In order to further dampen the noise course noise and magnify the signal from parameter changes, I quadrupled the number of samples to evaluate each parameter change to about five minutes (or about 4.5 laps). This gave the solver a better idea of what the effect of each parameter choice was, allowing for more accepted parameter modifications. (See figures below.) However, it became apparent that the chosen objective function had the effect of generally keeping close to the centerline at the expense of making large adjustments that sometimes led to catastrophe. (Eventually the run ends with an unrecoverable crash.) Some regularization might be helpful here; e.g. adding a term to the objective minimizing interventions.

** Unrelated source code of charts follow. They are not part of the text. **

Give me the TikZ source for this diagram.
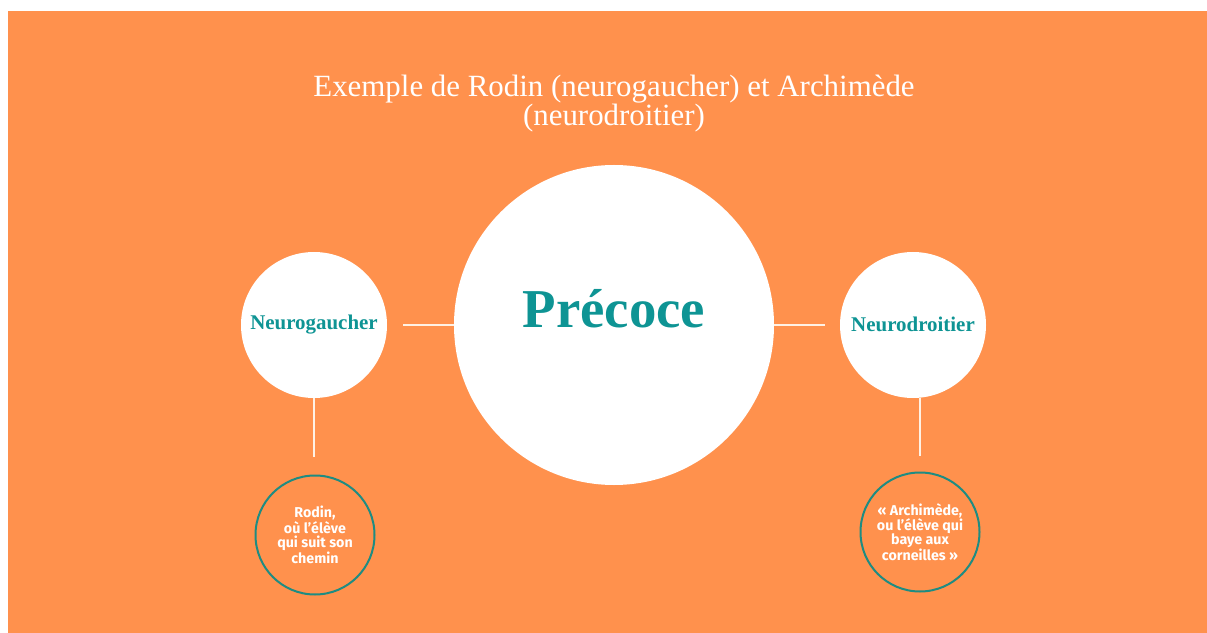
\documentclass[tikz,border=0pt]{standalone}
\usepackage{fontspec}
\setmainfont{Liberation Serif}
\newfontfamily\bulle{Fira Sans}
\usepackage{tikz}
\usetikzlibrary{positioning}

\definecolor{fond}{HTML}{FF914D}
\definecolor{sarcelle}{HTML}{0E9494}
\definecolor{contour}{HTML}{1E8C82}
\definecolor{trait}{HTML}{FFF1E4}

\begin{document}
\begin{tikzpicture}[x=1bp, y=-1bp,
  link/.style={draw=trait, line width=1.4bp},
  grand/.style={circle, fill=white, minimum size=320bp, inner sep=0pt, text=sarcelle,
    font=\fontsize{55}{58}\selectfont\bfseries},
  moyen/.style={circle, fill=white, minimum size=146bp, inner sep=0pt, text=sarcelle,
    font=\fontsize{21}{24}\selectfont\bfseries},
  petit/.style={circle, draw=contour, line width=2bp, minimum size=119bp, inner sep=0pt,
    text=white, align=center, font=\bulle\bfseries\fontsize{14.3}{14.4}\selectfont}
]
\fill[white] (0,0) rectangle (1207,633);
\fill[fond] (8,11) rectangle (1207,633);

\node[align=center, text=white, font=\fontsize{31}{27}\selectfont] (titre) at (614,104)
  {Exemple de Rodin (neurogaucher) et Archimède\\(neurodroitier)};

\node[grand] (precoce) at (614,325) {\raisebox{34bp}{Précoce}};

\node[moyen] (gauche) at (314,325) {\raisebox{1bp}{Neurogaucher}};
\node[moyen] (droit)  at (913,325) {\raisebox{1bp}{Neurodroitier}};

\node[petit] (gauchebas) at (315,535) {Rodin,\\où l’élève\\qui suit son\\chemin};
\node[petit] (droitbas)  at (920,532) {« Archimède,\\ou l’élève qui\\baye aux\\corneilles »};

\draw[link, shorten <=16bp] (gauche) -- (precoce);
\draw[link, shorten >=15bp] (precoce) -- (droit);

\draw[link, shorten >=18bp] (gauche.south) -- (gauche.south |- gauchebas.north);
\draw[link, shorten >=16bp] (droitbas.north |- droit.south) -- (droitbas.north);

\end{tikzpicture}
\end{document}
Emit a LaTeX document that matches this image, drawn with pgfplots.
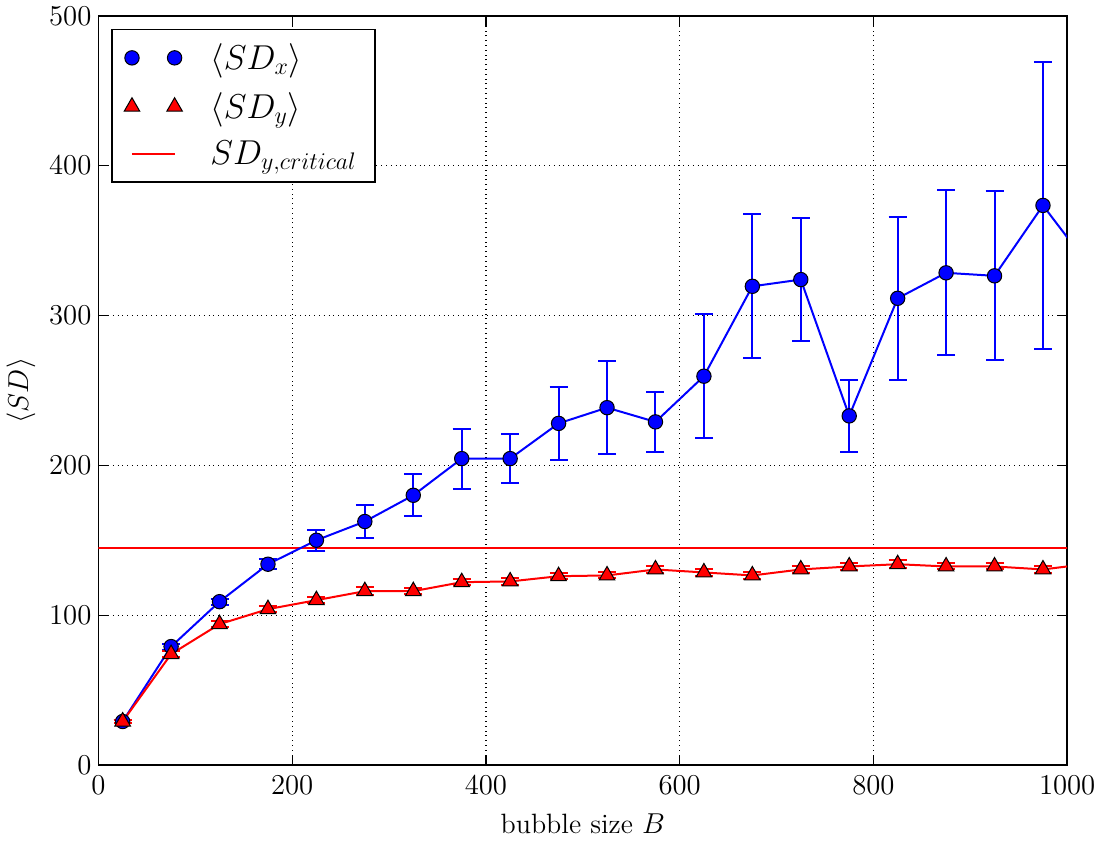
\documentclass[border=0pt]{standalone}
\usepackage{pgfplots}
\pgfplotsset{compat=1.18}
\pgfplotsset{
  twomarks/.style={legend image code/.code={\draw[##1] plot coordinates {(0cm,0cm) (0.75cm,0cm)};}},
  oneline/.style={legend image code/.code={\draw[##1] (0cm,0cm) -- (0.75cm,0cm);}},
}
\begin{document}
\begin{tikzpicture}
\begin{axis}[
  scale only axis,
  width=485pt, height=375pt,
  xmin=0, xmax=1000, ymin=0, ymax=500,
  xtick={0,200,400,600,800,1000},
  ytick={0,100,200,300,400,500},
  /pgf/number format/1000 sep={},
  grid=major,
  major grid style={black, dotted, line width=0.6pt},
  axis line style={line width=0.9pt},
  tick align=inside,
  major tick length=5pt,
  tick style={black, line width=0.6pt},
  ticklabel style={font=\fontsize{14}{16}\selectfont},
  xticklabel style={yshift=-2pt},
  xlabel={bubble size $B$},
  ylabel={$\langle SD\rangle$},
  label style={font=\fontsize{14}{16}\selectfont},
  xlabel style={yshift=-3pt},
  ylabel style={yshift=0pt},
  legend cell align=left,
  legend style={at={(axis description cs:0.0134,0.983)}, anchor=north west,
    font=\fontsize{17}{20}\selectfont, draw=black, line width=0.8pt, inner xsep=6pt, inner ysep=4pt,
    row sep=4pt, nodes={inner sep=3pt}},
  legend image post style={xshift=4pt},
  clip=true,
]
% critical line
\addplot[red, line width=1pt, forget plot] coordinates {(-100,144.5) (1100,144.5)};
% SD_x
\addplot[blue, line width=1pt, mark=*, mark size=3.6pt, forget plot,
  mark options={draw=black, fill=blue, line width=0.5pt},
  error bars/.cd, y dir=both, y explicit,
  error bar style={blue, line width=1pt},
  error mark options={rotate=90, blue, mark size=4.5pt, line width=1pt},
  ] coordinates {
  (25,29) +- (0,1)
  (75,79) +- (0,2)
  (125,109) +- (0,2)
  (175,134) +- (0,3.5)
  (225,150) +- (0,7)
  (275,162.5) +- (0,11)
  (325,180) +- (0,14)
  (375,204.5) +- (0,20)
  (425,204.5) +- (0,16.5)
  (475,228) +- (0,24.5)
  (525,238.5) +- (0,31)
  (575,229) +- (0,20)
  (625,259.5) +- (0,41.5)
  (675,319.5) +- (0,48)
  (725,324) +- (0,41)
  (775,233) +- (0,24)
  (825,311.5) +- (0,54.5)
  (875,328.5) +- (0,55)
  (925,326.5) +- (0,56.5)
  (975,373.5) +- (0,96)
  (1025,331) +- (0,40)
};
% SD_y
\addplot[red, line width=1pt, mark=triangle*, mark size=4.5pt, forget plot,
  mark options={draw=black, fill=red, line width=0.5pt},
  error bars/.cd, y dir=both, y explicit,
  error bar style={red, line width=1pt},
  error mark options={rotate=90, red, mark size=4.5pt, line width=1pt},
  ] coordinates {
  (25,29) +- (0,1)
  (75,74) +- (0,2)
  (125,94) +- (0,2)
  (175,104) +- (0,2)
  (225,110) +- (0,2)
  (275,116) +- (0,2.5)
  (325,116) +- (0,2)
  (375,122) +- (0,2)
  (425,122.5) +- (0,2.5)
  (475,126) +- (0,2)
  (525,126.5) +- (0,2)
  (575,130.5) +- (0,2.5)
  (625,128.5) +- (0,2.5)
  (675,126.5) +- (0,2.5)
  (725,130.5) +- (0,2.5)
  (775,132.5) +- (0,2.5)
  (825,134) +- (0,2.5)
  (875,132.5) +- (0,2)
  (925,132.5) +- (0,2)
  (975,130.5) +- (0,2.5)
  (1025,134.5) +- (0,2)
};
\addlegendimage{only marks, mark=*, mark size=3.6pt, mark options={draw=black, fill=blue, line width=0.5pt}, twomarks}
\addlegendentry{\hspace{11pt}$\langle SD_x\rangle$}
\addlegendimage{only marks, mark=triangle*, mark size=4.5pt, mark options={draw=black, fill=red, line width=0.5pt}, twomarks}
\addlegendentry{\hspace{11pt}$\langle SD_y\rangle$}
\addlegendimage{red, line width=1pt, oneline}
\addlegendentry{\hspace{11pt}$SD_{y,critical}$}
\end{axis}
\end{tikzpicture}
\end{document}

twiddling with more samples per parameter update twiddling with more samples per parameter update

Suggestions for the simulator

This process would have been much easier if it were possible to issue a "teleport" command to the simulator. This would allow for a consistent starting point for each test run, rather than just using a long run (around the whole track one or two times) and online tuning. Additionally, a teleport command would allow for recovery after crashes due to bad parameters, further allowing for more aggressive parameter steps, or indeed other optimization methods. While I'm mentioning possible improvements to the simulator, it would be nice to be able to simulate multiple vehicles in parallel, say, to approximate a gradient vector stochastically. Of course, this would be easier if the simulator offered a real "fastest" rendering mode (the current "fastest" mode is visually indistinguishable from the "fantastic" mode).

Building and Running

Dependencies

There's an experimental patch for windows in this PR

Basic Build Instructions
  1. Clone this repo.
  2. Make a build directory: mkdir build && cd build
  3. Compile: cmake .. && make
  4. Run it: ./pid
  5. Download the latest Udacity Term 2 Simulator and extract.
  6. Run term2_sim.x86_64 or term2_sim.x86 as appropriate, and select the PID sim.